Garden Zones 101
Gardens zone maps were developed to give gardeners a way of knowing if a plant would thrive in their region.
Zone maps are tools that show where various permanent landscape plants can adapt.
Two keys words in that sentence “tools” & “permanent”. (that’s why I put them in bold)
Zone maps are “tools” which you can choose to use, but not be a slave to, as they only really impact “permanent” plants.
Shrubs, perennials, or trees that you obviously wish to be as permanent as possible should be within your zone. This is will give these plants the best chance to survive and grow year after year.
When planting short seasoned plants, annuals or veggies you can experiment out of zone.
These plants have a short life span anyway and will not need to over winter or survive a blistering summer. With these plants you can ignore your zone. Go ahead go zone-less!
Two Garden Zone Maps
There are two trusted Garden Zone Maps. One by the USDA ( United States Department of Agriculture ) and the other by Sunset.
USDA Cold Hardiness Climate Zone Map
The USDA map is based on winter hardiness. The average annual minimum winter temperature is the metric. The country is divided into 10 zones based on that metric. This map is also referred to as the Cold Hardiness Map.
The USDA map was first published in 1960 and updated in 1990 and 2012.
Monrovia uses the USDA map to classify their plants. Pop on to the Monrovia site & type in your zip code to determine your zone & find plants that will thrive there.
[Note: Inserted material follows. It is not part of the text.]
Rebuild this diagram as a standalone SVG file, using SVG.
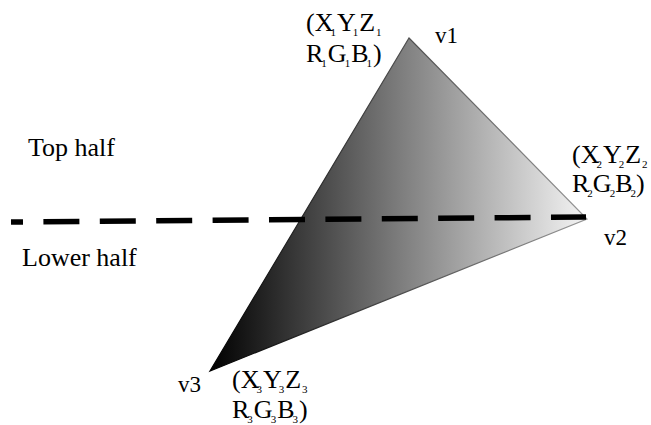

Such an easy way to make a garden plan that will thrive.
I am in Zone 10. Where are you?
Sunset Western Climate Zone Map
The Sunset Climate Zone Map is historically specific with respect to the western states, but now also classifies the remainder of the country.
This zone map is takes into account six geographic and climactic factors: latitude, elevation, ocean influence, continental air influence, mountains and hills, and local terrain.
Taken together, these factors determine each zone.
Sunset magazine classifies 33 western zones, numbered from harshest (Zone 1) to mildest (Zone 33), and is organized by region from north to south.
I am in Sunset Zone 22. Well, I am pretty sure I am in Zone 22 based on looking at the map. However, I find the Sunset zones a bit overlapping & kinda confusing. It might suffer from a bit of TMI ( too much information ), but maybe that is just me.
I prefer the more general USDA Map for its straightforward clarity.
The combo of the USDA map & the Monrovia site allows you to type in your zip code & search for plants in your hardiness zone. You can even just search your zone your once you know it & get suitable plants that way. Simple!
Ok, so go here – type in your zip code and learn your zone.
For fun leave a comment with your zone so we can see where everyone is – if you are out of the US let me know that too!
Now that we know our zones we can use that info when needed & ignore when we want.
After all gardening is more about hope, experimentation, trial, error, success & joy than exactitude.
Hey baby, get crazy & garden out of your zone once in awhile – the results might surprise you!